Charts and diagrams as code
***
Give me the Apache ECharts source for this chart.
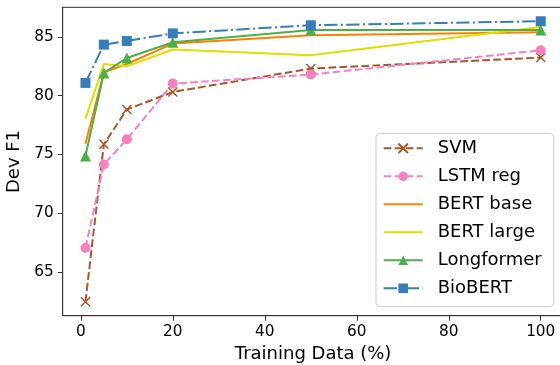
<!DOCTYPE html>
<html>
<head>
<meta charset="utf-8">
<script src="https://cdn.jsdelivr.net/npm/echarts@6/dist/echarts.min.js"></script>
<style>html,body{margin:0;padding:0;background:#fff}#c{width:560px;height:365px}</style>
</head>
<body>
<div id="c"></div>
<script>
const xVals = [1, 5, 10, 20, 50, 100];
const svm = [62.45, 75.87, 78.82, 80.32, 82.31, 83.25];
const lstmReg = [67.04, 74.14, 76.29, 81.03, 81.8, 83.87];
const bertBase = [75.9, 82.0, 82.7, 84.44, 85.15, 85.4];
const bertLarge = [78.05, 82.7, 82.5, 83.93, 83.44, 85.85];
const longformer = [74.87, 81.94, 83.21, 84.55, 85.6, 85.6];
const biobert = [81.09, 84.35, 84.66, 85.31, 86.0, 86.34];
const xTicks = [0, 20, 40, 60, 80, 100];
const yTicks = [65, 70, 75, 80, 85];

const FONT = 'DejaVu Sans';
function pairs(ys) { return xVals.map((x, i) => [x, ys[i]]); }

const defs = [
  { name: 'SVM', data: svm, color: '#a65628', type: [7.7, 3.3], symbol: 'path://M-1,-1L1,1M1,-1L-1,1', size: 9 },
  { name: 'LSTM reg', data: lstmReg, color: '#f781bf', type: [7.7, 3.3], symbol: 'circle', size: 10 },
  { name: 'BERT base', data: bertBase, color: '#ff7f00', type: 'solid', symbol: 'none', size: 0 },
  { name: 'BERT large', data: bertLarge, color: '#dede00', type: 'solid', symbol: 'none', size: 0 },
  { name: 'Longformer', data: longformer, color: '#4daf4a', type: 'solid', symbol: 'triangle', size: 11 },
  { name: 'BioBERT', data: biobert, color: '#377eb8', type: [13.3, 3.3, 2.1, 3.3], symbol: 'rect', size: 10 }
];

const series = defs.map(d => {
  const isX = d.name === 'SVM';
  const noSym = d.symbol === 'none';
  let itemStyle;
  if (isX) itemStyle = { color: 'none', borderColor: d.color, borderWidth: 1.5 };
  else if (noSym) itemStyle = { color: d.color, borderWidth: 0, opacity: 0 };
  else itemStyle = { color: d.color, borderWidth: 0 };
  return {
    name: d.name,
    type: 'line',
    data: pairs(d.data),
    symbol: d.symbol,
    symbolSize: d.size,
    showSymbol: !noSym,
    color: d.color,
    lineStyle: { color: d.color, width: 2, type: d.type, opacity: 1 },
    itemStyle: itemStyle,
    animation: false,
    emphasis: { disabled: true }
  };
});

const legendData = defs.map(d => d.symbol === 'none'
  ? { name: d.name, itemStyle: { opacity: 0 } }
  : { name: d.name });

const chart = echarts.init(document.getElementById('c'), null, { renderer: 'canvas' });
chart.setOption({
  backgroundColor: '#fff',
  animation: false,
  grid: {
    left: 62.7, top: 7.3, width: 500.8, height: 308.4,
    outerBoundsMode: 'none', containLabel: false,
    show: true, borderColor: '#333', borderWidth: 1, backgroundColor: 'transparent'
  },
  xAxis: {
    type: 'value', min: -3.95, max: 104.95,
    name: 'Training Data (%)', nameLocation: 'middle', nameGap: 30,
    nameTextStyle: { fontFamily: FONT, fontSize: 18, color: '#000' },
    axisLine: { show: true, onZero: false, lineStyle: { color: '#333', width: 1 } },
    axisTick: { show: true, length: 5, inside: false, customValues: xTicks, lineStyle: { color: '#333' } },
    axisLabel: { customValues: xTicks, fontFamily: FONT, fontSize: 15.3, color: '#000', margin: 9 },
    splitLine: { show: false }
  },
  yAxis: {
    type: 'value', min: 61.26, max: 87.53,
    name: 'Dev F1', nameLocation: 'middle', nameGap: 34,
    nameTextStyle: { fontFamily: FONT, fontSize: 18, color: '#000' },
    axisLine: { show: true, onZero: false, lineStyle: { color: '#333', width: 1 } },
    axisTick: { show: true, length: 5, inside: false, customValues: yTicks, lineStyle: { color: '#333' } },
    axisLabel: { customValues: yTicks, fontFamily: FONT, fontSize: 15.3, color: '#000', margin: 9 },
    splitLine: { show: false }
  },
  legend: {
    orient: 'vertical',
    left: 376, top: 133.3,
    padding: [4.5, 12, 7.9, 6.7],
    itemWidth: 39, itemHeight: 12, itemGap: 7,
    backgroundColor: 'rgba(255,255,255,0.8)',
    borderColor: '#cccccc', borderWidth: 1, borderRadius: 4,
    textStyle: { fontFamily: FONT, fontSize: 18, color: '#000', lineHeight: 21, padding: [0, 0, 0, 10] },
    data: legendData
  },
  series: series
});
</script>
</body>
</html>
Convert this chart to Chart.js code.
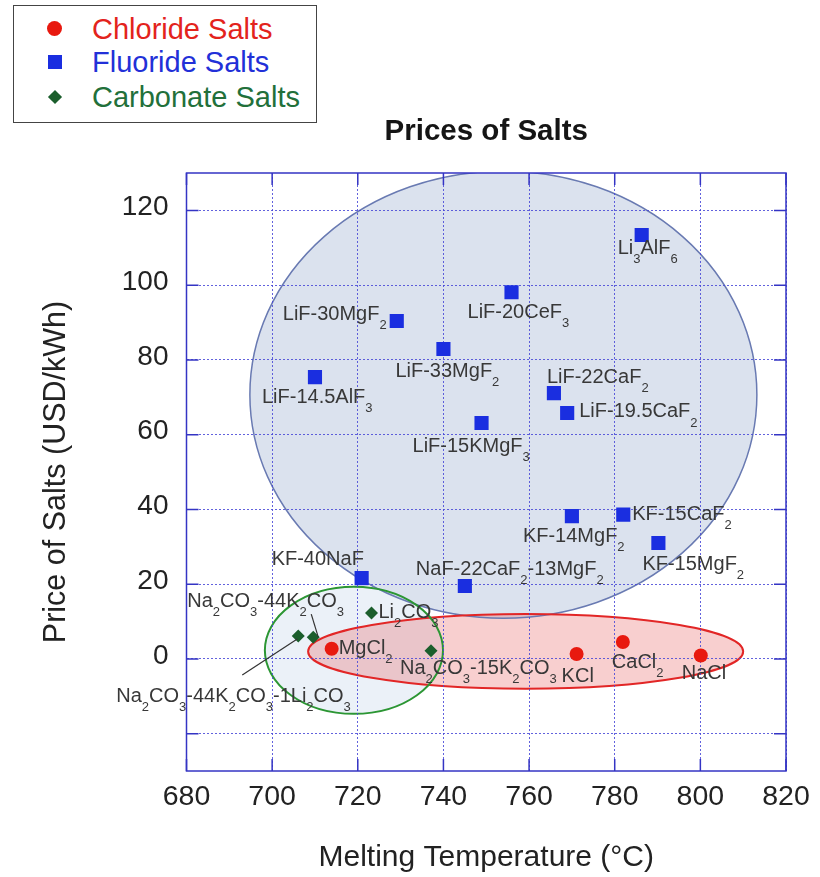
<!DOCTYPE html>
<html>
<head>
<meta charset="utf-8">
<script src="https://cdn.jsdelivr.net/npm/chart.js@4.4.1/dist/chart.umd.min.js"></script>
<style>
  body { margin: 0; background: #fff; }
  #wrap { position: relative; width: 820px; height: 877px; }
  #legend {
    position: absolute; left: 13px; top: 5px; width: 302px; height: 116px;
    border: 1.5px solid #444; background: #fff;
    font-family: "Liberation Sans", Arial, sans-serif; font-size: 29px;
  }
  .item { position: absolute; left: 0; width: 100%; height: 34px; }
  .item .txt { position: absolute; left: 78px; top: 0; line-height: 34px; white-space: nowrap; }
  .mk { position: absolute; }
</style>
</head>
<body>
<div id="wrap">
  <canvas id="chart" width="820" height="877"></canvas>
  <div id="legend"></div>
</div>
<script>
const FONT = '"Liberation Sans", Arial, sans-serif';

// series
const seriesNames = ['Chloride Salts', 'Fluoride Salts', 'Carbonate Salts'];
const seriesColors = ['#e8190f', '#1a2ee0', '#1b5e2c'];
const legendTextColors = ['#e3231c', '#2230d8', '#22703a'];

// chloride salts
const chlorideNames = ['MgCl_2', 'KCl', 'CaCl_2', 'NaCl'];
const chlorideTemp = [713.9, 771.1, 781.9, 800.1];
const chloridePrice = [2.7, 1.3, 4.5, 0.9];

// fluoride salts
const fluorideNames = ['Li_3AlF_6', 'LiF-20CeF_3', 'LiF-30MgF_2', 'LiF-33MgF_2', 'LiF-14.5AlF_3',
  'LiF-22CaF_2', 'LiF-19.5CaF_2', 'LiF-15KMgF_3', 'KF-14MgF_2', 'KF-15CaF_2', 'KF-15MgF_2',
  'KF-40NaF', 'NaF-22CaF_2-13MgF_2'];
const fluorideTemp = [786.3, 755.9, 729.1, 740.0, 710.0, 765.8, 768.9, 748.9, 770.0, 782.0, 790.2, 720.9, 745.0];
const fluoridePrice = [113.4, 98.1, 90.4, 82.9, 75.4, 71.1, 65.8, 63.1, 38.2, 38.6, 31.0, 21.6, 19.5];

// carbonate salts
const carbonateNames = ['Na_2CO_3-44K_2CO_3-1Li_2CO_3', 'Na_2CO_3-44K_2CO_3', 'Li_2CO_3', 'Na_2CO_3-15K_2CO_3'];
const carbonateTemp = [706.1, 709.6, 723.2, 737.1];
const carbonatePrice = [6.1, 5.8, 12.3, 2.2];

// axes
const xMin = 680, xMax = 820, xStep = 20;
const yMin = -30, yMax = 130;
const yTickValues = [-20, 0, 20, 40, 60, 80, 100, 120];
const yTickLabels = ['', '0', '20', '40', '60', '80', '100', '120'];

// group ellipses in data units: [centerTemp, centerPrice, radiusTemp, radiusPrice]
const fluorideGroup = [754.0, 70.7, 59.2, 59.8];
const chlorideGroup = [759.2, 2.0, 50.8, 10.0];
const carbonateGroup = [719.1, 2.3, 20.8, 17.0];

// label offsets from each point, in pixels [dx, dy]
const labelOffsets = [
  [[7, 0], [-15, 22], [-11, 20], [-19, 18]],
  [[-24, 13], [-44, 20], [-114, -7], [-48, 22], [-53, 20], [-7, -16], [12, -1], [-69, 23],
   [-49, 20], [9, 0], [-16, 21], [-90, -19], [-49, -17]],
  [[-182, 60], [-126, -36], [7, 0], [-31, 18]]
];
// leader lines for carbonate labels: [pointIndex, x1, y1, x2, y2] relative to the point
const leaderLines = [[0, -56, 39, -1, 3], [1, -2, -23, 5, 0]];

// legend
const legend = document.getElementById('legend');
const itemTops = [6, 39, 74];
seriesNames.forEach((name, i) => {
  const it = document.createElement('div');
  it.className = 'item';
  it.style.top = itemTops[i] + 'px';
  const mk = document.createElement('div');
  mk.className = 'mk';
  if (i === 0) {
    Object.assign(mk.style, { left: '33px', top: '9px', width: '15px', height: '15px', borderRadius: '50%', background: seriesColors[0] });
  } else if (i === 1) {
    Object.assign(mk.style, { left: '34px', top: '10px', width: '14px', height: '14px', background: seriesColors[1] });
  } else {
    Object.assign(mk.style, { left: '36px', top: '12px', width: '10px', height: '10px', background: seriesColors[2], transform: 'rotate(45deg)' });
  }
  const t = document.createElement('span');
  t.className = 'txt';
  t.style.color = legendTextColors[i];
  t.textContent = name;
  it.appendChild(mk);
  it.appendChild(t);
  legend.appendChild(it);
});

function toPoints(xs, ys) {
  return xs.map((x, i) => ({ x: x, y: ys[i] }));
}

// text with subscripts, "_2" marks a subscript
function drawRich(ctx, text, x, y) {
  const parts = text.split(/_(\d+)/);
  let cx = x;
  ctx.textAlign = 'left';
  ctx.textBaseline = 'middle';
  parts.forEach((p, i) => {
    if (!p) return;
    const sub = i % 2 === 1;
    ctx.font = (sub ? '13px ' : '20px ') + FONT;
    ctx.fillText(p, cx, sub ? y + 11 : y);
    cx += ctx.measureText(p).width;
  });
}

const ellipsePlugin = {
  id: 'groups',
  beforeDraw(chart) {
    const { ctx, chartArea: a, scales: { x, y } } = chart;
    const groups = [
      { g: fluorideGroup, fill: 'rgba(170,187,215,0.42)', stroke: 'rgb(105,122,178)', w: 1.5 },
      { g: carbonateGroup, fill: 'rgba(190,208,232,0.3)', stroke: 'rgb(44,150,52)', w: 2 },
      { g: chlorideGroup, fill: 'rgba(232,105,105,0.32)', stroke: 'rgb(226,38,38)', w: 2 }
    ];
    const path = g => {
      ctx.beginPath();
      const cx = x.getPixelForValue(g[0]), cy = y.getPixelForValue(g[1]);
      const rx = Math.abs(x.getPixelForValue(g[0] + g[2]) - cx);
      const ry = Math.abs(y.getPixelForValue(g[1] + g[3]) - cy);
      ctx.ellipse(cx, cy, rx, ry, 0, 0, Math.PI * 2);
    };
    ctx.save();
    ctx.beginPath();
    ctx.rect(a.left, a.top, a.right - a.left, a.bottom - a.top);
    ctx.clip();
    groups.forEach(o => { path(o.g); ctx.fillStyle = o.fill; ctx.fill(); });
    [groups[0], groups[2], groups[1]].forEach(o => {
      path(o.g); ctx.strokeStyle = o.stroke; ctx.lineWidth = o.w; ctx.stroke();
    });
    ctx.restore();
  }
};

const labelPlugin = {
  id: 'pointLabels',
  afterDatasetsDraw(chart) {
    const ctx = chart.ctx;
    const names = [chlorideNames, fluorideNames, carbonateNames];
    ctx.save();
    ctx.fillStyle = '#383838';
    names.forEach((list, di) => {
      const meta = chart.getDatasetMeta(di);
      list.forEach((txt, i) => {
        const el = meta.data[i];
        const off = labelOffsets[di][i];
        drawRich(ctx, txt, el.x + off[0], el.y + off[1]);
      });
    });
    const cmeta = chart.getDatasetMeta(2);
    ctx.strokeStyle = '#333';
    ctx.lineWidth = 1.2;
    leaderLines.forEach(l => {
      const el = cmeta.data[l[0]];
      ctx.beginPath();
      ctx.moveTo(el.x + l[1], el.y + l[2]);
      ctx.lineTo(el.x + l[3], el.y + l[4]);
      ctx.stroke();
    });
    ctx.restore();
  }
};

const framePlugin = {
  id: 'frame',
  afterDraw(chart) {
    const { ctx, chartArea: a, scales: { x, y } } = chart;
    ctx.save();
    ctx.strokeStyle = 'rgb(52,52,196)';
    ctx.lineWidth = 1.5;
    ctx.strokeRect(a.left, a.top, a.right - a.left, a.bottom - a.top);
    ctx.beginPath();
    const tl = 12;
    x.ticks.forEach(t => {
      const px = x.getPixelForValue(t.value);
      ctx.moveTo(px, a.top); ctx.lineTo(px, a.top + tl);
      ctx.moveTo(px, a.bottom); ctx.lineTo(px, a.bottom - tl);
    });
    y.ticks.forEach(t => {
      const py = y.getPixelForValue(t.value);
      ctx.moveTo(a.left, py); ctx.lineTo(a.left + tl, py);
      ctx.moveTo(a.right, py); ctx.lineTo(a.right - tl, py);
    });
    ctx.stroke();
    // chart title
    ctx.fillStyle = '#151515';
    ctx.font = 'bold 29.5px ' + FONT;
    ctx.textAlign = 'center';
    ctx.textBaseline = 'middle';
    ctx.fillText('Prices of Salts', (a.left + a.right) / 2, 132);
    ctx.restore();
  }
};

const gridColor = 'rgba(70,70,215,0.85)';

new Chart(document.getElementById('chart'), {
  type: 'scatter',
  data: {
    datasets: [
      { label: seriesNames[0], data: toPoints(chlorideTemp, chloridePrice), pointStyle: 'circle', pointRadius: 7,
        backgroundColor: seriesColors[0], borderColor: seriesColors[0], borderWidth: 0 },
      { label: seriesNames[1], data: toPoints(fluorideTemp, fluoridePrice), pointStyle: 'rect', pointRadius: 10,
        backgroundColor: seriesColors[1], borderColor: seriesColors[1], borderWidth: 0 },
      { label: seriesNames[2], data: toPoints(carbonateTemp, carbonatePrice), pointStyle: 'rectRot', pointRadius: 6.5,
        backgroundColor: seriesColors[2], borderColor: seriesColors[2], borderWidth: 0 }
    ]
  },
  options: {
    responsive: false,
    animation: false,
    events: [],
    layout: { padding: { left: 0, right: 34, top: 173, bottom: 0 } },
    plugins: { legend: { display: false }, tooltip: { enabled: false } },
    scales: {
      x: {
        type: 'linear', min: xMin, max: xMax,
        ticks: { stepSize: xStep, color: '#222', padding: 9, font: { family: FONT, size: 28.5 } },
        grid: { color: gridColor, lineWidth: 1, drawTicks: false },
        border: { display: false, dash: [2, 2] },
        title: { display: true, text: 'Melting Temperature (°C)', color: '#222',
          font: { family: FONT, size: 30 }, padding: { top: 0, bottom: 1 } },
        afterFit(s) { s.height = 106; }
      },
      y: {
        type: 'linear', min: yMin, max: yMax,
        afterBuildTicks(s) { s.ticks = yTickValues.map(v => ({ value: v })); },
        ticks: { color: '#222', padding: 18, labelOffset: -3, font: { family: FONT, size: 28 },
          callback: (v, i) => yTickLabels[i] },
        grid: { color: gridColor, lineWidth: 1, drawTicks: false },
        border: { display: false, dash: [2, 2] },
        title: { display: true, text: 'Price of Salts (USD/kWh)', color: '#222',
          font: { family: FONT, size: 30.5 }, padding: { top: 38, bottom: 0 } },
        afterFit(s) { s.width = 186.5; }
      }
    }
  },
  plugins: [ellipsePlugin, labelPlugin, framePlugin]
});
</script>
</body>
</html>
***
■ SET TASK: Where a line in the entries holds "this", copy that line.

■ REPLY TO THE EXERCISE:
Give me the Apache ECharts source for this chart.
Convert this chart to Chart.js code.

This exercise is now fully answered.